My goal is to stop the deterioration; get the top in good enough shape that it does not continue to deteriorate. Currently, underneath where the paint has been compromised, the gelcoat is either very thin or broken down/micro cracked. I’m going to fix the damage and see what I can do to get the gelcoat back in decent shape. I suspect if I repaint it, it will be as smooth as the gelcoat.
 
The silver paint def has a texture to it. I’ve never seen another FRP so I don’t know what a stock one looks like, but I’d expect it to be smooth???

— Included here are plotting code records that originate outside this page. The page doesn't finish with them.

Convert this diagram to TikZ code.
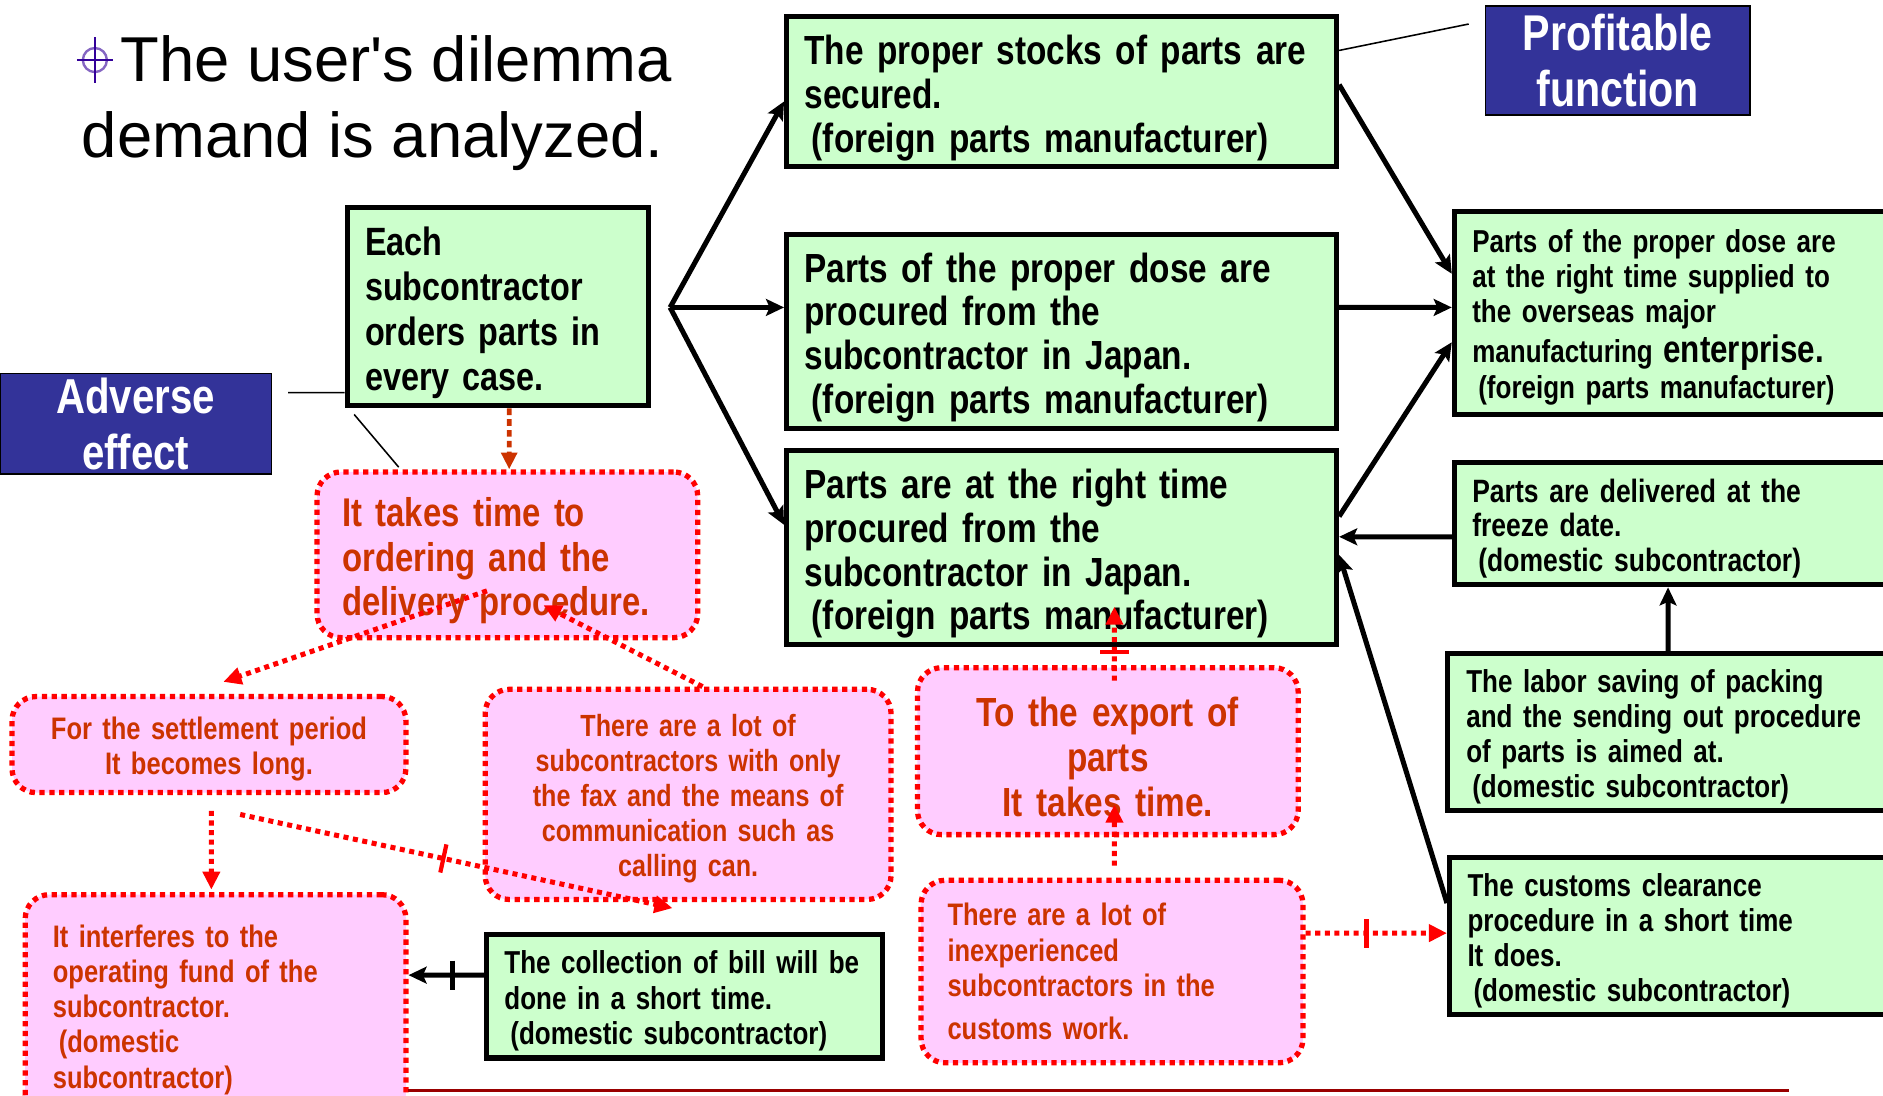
\documentclass[tikz,border=0pt]{standalone}
\usepackage{fontspec}
\setmainfont{Liberation Sans}
\newfontfamily\headfont{Liberation Sans}[Ligatures=TeXOff]
\newfontfamily\condb{Liberation Sans Bold}[FakeStretch=0.82]
\usetikzlibrary{arrows.meta,decorations.markings}
\definecolor{grn}{HTML}{CCFFCC}
\definecolor{pnk}{HTML}{FFCCFF}
\definecolor{txtred}{HTML}{CC3300}
\definecolor{navy}{HTML}{333399}
\definecolor{darkline}{HTML}{990000}
\definecolor{symcol}{HTML}{330099}
\newcommand\fs[2]{\fontsize{#1}{#2}\selectfont}

\tikzset{
  lowtext/.style={execute at begin node={\rule{0pt}{#1}}},
  lowtext/.default=1.02em,
  gbox/.style={draw=black, line width=4.2bp, fill=grn, inner xsep=15bp, inner ysep=2bp,
    align=left, text=black, lowtext},
  pbox/.style={draw=red, line width=4.4bp, dash pattern=on 4.4bp off 3.8bp, fill=pnk,
    rounded corners=20bp, text=txtred, inner xsep=20bp, inner ysep=2bp},
  bbox/.style={draw=black, line width=1.5bp, fill=navy, text=white, align=center, inner sep=0pt,
    lowtext=0.95em},
  blk/.style={draw=black, line width=4.2bp, -{Stealth[length=15bp,width=14bp,inset=3bp]}},
  rdot/.style={draw=red, line width=4.2bp, dash pattern=on 4.2bp off 3.8bp,
    -{Triangle[length=15bp,width=14bp]}, red},
  odash/.style={draw=txtred, line width=4bp, dash pattern=on 5.5bp off 3.5bp,
    -{Triangle[length=14bp,width=13bp]}, txtred},
  thinline/.style={draw=black, line width=1.3bp},
  rbar/.style={postaction=decorate, decoration={markings, mark=at position #1 with
    {\draw[solid,-,red,line width=3.5bp] (0,-12bp) -- (0,12bp);}}},
  kbar/.style={postaction=decorate, decoration={markings, mark=at position #1 with
    {\draw[solid,-,black,line width=4.2bp] (0,-12bp) -- (0,12bp);}}},
}

\begin{document}
\begin{tikzpicture}[x=1bp,y=-1bp]
\useasboundingbox (0,0) rectangle (1568,912);

% heading
\node[circle, draw=symcol!60, line width=2bp, minimum size=20bp, inner sep=0pt] (sym) at (79,50) {};
\draw[symcol, line width=2bp] ([xshift=-15bp]sym.center) -- ([xshift=15bp]sym.center);
\draw[symcol, line width=2bp] ([yshift=19bp]sym.center) -- ([yshift=-19bp]sym.center);
\node[anchor=base west, inner sep=0pt, font=\headfont\fs{53}{60}] (title1) at (100,68) {The user's dilemma};
\node[anchor=base west, inner sep=0pt, font=\headfont\fs{53}{60}] (title2) at (68,131) {demand is analyzed.};

% labels on blue
\node[bbox, minimum width=226bp, minimum height=84bp, font=\condb\fs{41}{47}] (adv) at (113,353)
  {Adverse\\effect};
\node[bbox, minimum width=220bp, minimum height=91bp, font=\condb\fs{42}{47}] (prof) at (1347,50.5)
  {Profitable\\function};

% green boxes
\node[gbox, minimum width=251bp, minimum height=165bp, text width=221bp, font=\condb\fs{33}{37.7}]
  (each) at (414.5,255.5) {Each\\subcontractor\\orders parts in\\every case.};
\node[gbox, minimum width=458bp, minimum height=125bp, text width=428bp, font=\condb\fs{34}{37}]
  (A) at (884,76.5) {The proper stocks of parts are\\secured.\\\hspace*{6bp}(foreign parts manufacturer)};
\node[gbox, minimum width=458bp, minimum height=162bp, text width=428bp, font=\condb\fs{34}{36.7}]
  (B) at (884,276) {Parts of the proper dose are\\procured from the\\subcontractor in Japan.\\\hspace*{6bp}(foreign parts manufacturer)};
\node[gbox, minimum width=458bp, minimum height=162bp, text width=428bp, font=\condb\fs{34}{36.7}]
  (C) at (884,456) {Parts are at the right time\\procured from the\\subcontractor in Japan.\\\hspace*{6bp}(foreign parts manufacturer)};
\node[gbox, minimum width=380bp, minimum height=169bp, text width=350bp, font=\condb\fs{26.5}{29}]
  (D) at (1401,260.5) {Parts of the proper dose are\\at the right time supplied to\\the overseas major\\[5bp]manufacturing {\fs{32}{35}enterprise.}\\[1bp]\hspace*{5bp}(foreign parts manufacturer)};
\node[gbox, minimum width=380bp, minimum height=102bp, text width=350bp, font=\condb\fs{27}{29}]
  (E) at (1401,436) {Parts are delivered at the\\freeze date.\\\hspace*{5bp}(domestic subcontractor)};
\node[gbox, minimum width=380bp, minimum height=131bp, inner xsep=16bp, text width=348bp, font=\condb\fs{26.5}{29.3}]
  (F) at (1395,609.5) {The labor saving of packing\\and the sending out procedure\\of parts is aimed at.\\\hspace*{5bp}(domestic subcontractor)};
\node[gbox, minimum width=380bp, minimum height=131bp, text width=350bp, font=\condb\fs{26.5}{29.3}]
  (G) at (1397,779.5) {The customs clearance\\procedure in a short time\\It does.\\\hspace*{5bp}(domestic subcontractor)};
\node[gbox, minimum width=330bp, minimum height=103bp, text width=300bp, font=\condb\fs{26.5}{29.5}]
  (H) at (570,829.5) {The collection of bill will be\\done in a short time.\\\hspace*{5bp}(domestic subcontractor)};

% pink boxes
\node[pbox, lowtext, minimum width=317bp, minimum height=138bp, inner xsep=21bp, text width=275bp, align=left, font=\condb\fs{33.5}{37}]
  (P1) at (422.5,462) {It takes time to\\ordering and the\\delivery procedure.};
\node[pbox, lowtext, minimum width=328bp, minimum height=80bp, inner xsep=14bp, text width=300bp, align=center, font=\condb\fs{26}{29}]
  (P2) at (174,620) {For the settlement period\\It becomes long.};
\node[pbox, lowtext, minimum width=338bp, minimum height=175bp, inner xsep=14bp, text width=310bp, align=center, font=\condb\fs{25.6}{29.25}]
  (P3) at (573,661.5) {There are a lot of\\subcontractors with only\\the fax and the means of\\communication such as\\calling can.};
\node[pbox, lowtext, minimum width=317bp, minimum height=139bp, inner xsep=13bp, text width=291bp, align=center, font=\condb\fs{34}{37.5}]
  (P4) at (922.5,625.5) {To the export of\\parts\\It takes time.};
\node[pbox, minimum width=318bp, minimum height=152bp, inner xsep=22bp, text width=274bp, align=left, font=\condb\fs{26}{29.5}]
  (P5) at (926,809) {There are a lot of\\inexperienced\\subcontractors in the\\[6.5bp]customs work.};
\node[pbox, lowtext=0.95em, minimum width=317bp, minimum height=186bp, inner xsep=23bp, text width=271bp, align=left, font=\condb\fs{26}{29.3}]
  (P6) at (179.5,838) {It interferes to the\\operating fund of the\\subcontractor.\\\hspace*{5bp}(domestic\\subcontractor)};

% thin leader lines of the blue labels
\coordinate (advend) at (240,327);
\coordinate (advdiag) at (332,389);
\coordinate (profend) at (1223,20);
\draw[thinline] (advend) -- ([yshift=-71.5bp]each.west);
\draw[thinline] ([xshift=8bp,yshift=-5bp]each.south west) -- (advdiag);
\draw[thinline] ([yshift=34.5bp]A.east) -- (profend);

% black connectors
\coordinate (br) at (558,256);
\draw[blk] (br) -- ([yshift=-8bp]A.west);
\draw[blk] (br) -- (br -| B.west);
\draw[blk] (br) -- ([yshift=19bp]C.west);
\draw[blk] ([yshift=6bp]A.east) -- ([yshift=32.5bp]D.west);
\draw[blk] ([yshift=20bp]B.east) -- ([yshift=4.5bp]D.west);
\draw[blk] ([yshift=26bp]C.east) -- ([yshift=-24.5bp]D.west);
\draw[blk] ([yshift=-11bp]E.west) -- ([yshift=9bp]C.east);
\draw[blk] ([xshift=-6bp]F.north) -- ([xshift=-12bp]E.south);
\draw[blk] ([yshift=27.5bp]G.west) -- ([yshift=-6bp]C.east);
\draw[blk, kbar=0.42] ([yshift=17.5bp]H.west) -- ([yshift=26bp]P6.east);

% red connectors
\draw[odash] ([xshift=9.5bp]each.south) -- ([xshift=1.5bp]P1.north);
\draw[rdot] ([xshift=-17bp,yshift=-30bp]P1.center) -- ([xshift=12bp,yshift=10bp]P2.north);
\draw[rdot] ([xshift=12bp]P3.north) -- ([xshift=30bp,yshift=-42bp]P1.center);
\draw[rdot] ([xshift=2bp,yshift=-13bp]P2.south) -- ([xshift=-3.5bp,yshift=2bp]P6.north);
\draw[rdot, rbar=0.47] ([xshift=26bp,yshift=-16bp]P2.south) -- ([xshift=-13bp,yshift=-5bp]P3.south);
\draw[rdot, rbar=0.39] ([xshift=5.5bp,yshift=-13bp]P4.north) -- ([xshift=44bp,yshift=34bp]C.south);
\draw[rdot] ([xshift=2bp,yshift=10bp]P5.north) -- ([xshift=5.5bp,yshift=-44.5bp]P4.center);
\draw[rdot, rbar=0.43] ([yshift=32bp]P5.east) -- ([yshift=2.5bp]G.west);

% rule along the foot
\coordinate (footl) at (340,908);
\coordinate (footr) at (1490,908);
\draw[darkline, line width=2.2bp] (footl) -- (footr);
\end{tikzpicture}
\end{document}
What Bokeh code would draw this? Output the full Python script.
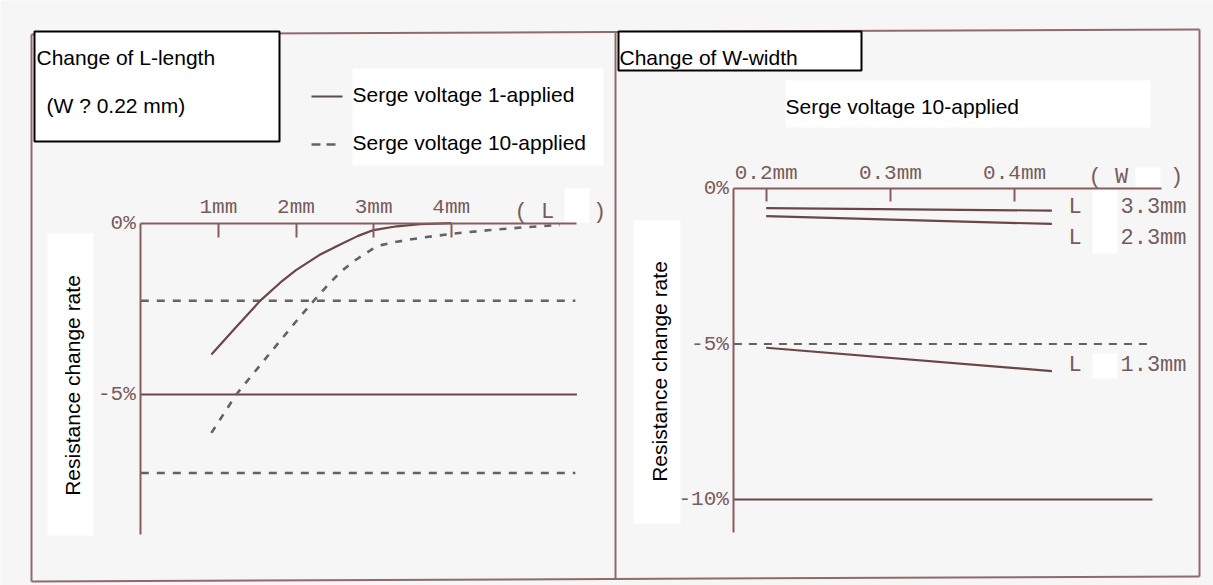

My goal is to stop the deterioration; get the top in good enough shape that it does not continue to deteriorate. Currently, underneath where the paint has been compromised, the gelcoat is either very thin or broken down/micro cracked. I’m going to fix the damage and see what I can do to get the gelcoat back in decent shape. I suspect if I repaint it, it will be as smooth as the gelcoat.
Oh, I’m not sure about the silver ones, but the white (at leas the two I’ve had) have a texture almost like a fine spray wall texture to them. I’m sure when many repaint them they probably sand this down and don’t bother with trying to recreate it.
 
Mine is silver, no texture.
I plan to do a little rehab on it and paint it white.
If there was a boat repair place around here I would try that.
 
The FRP on my 74 is silver and textured like @Bazz said above.
 
Applied a coat of Master Series Silver to rear diff and some other places.
Topped it with some POR-15 that has been laying around too long.

Is there such a thing as a 2" paint roller cover that won't dissolve or fall apart from urethane coatings?
4 inch is too wide for stuff like this.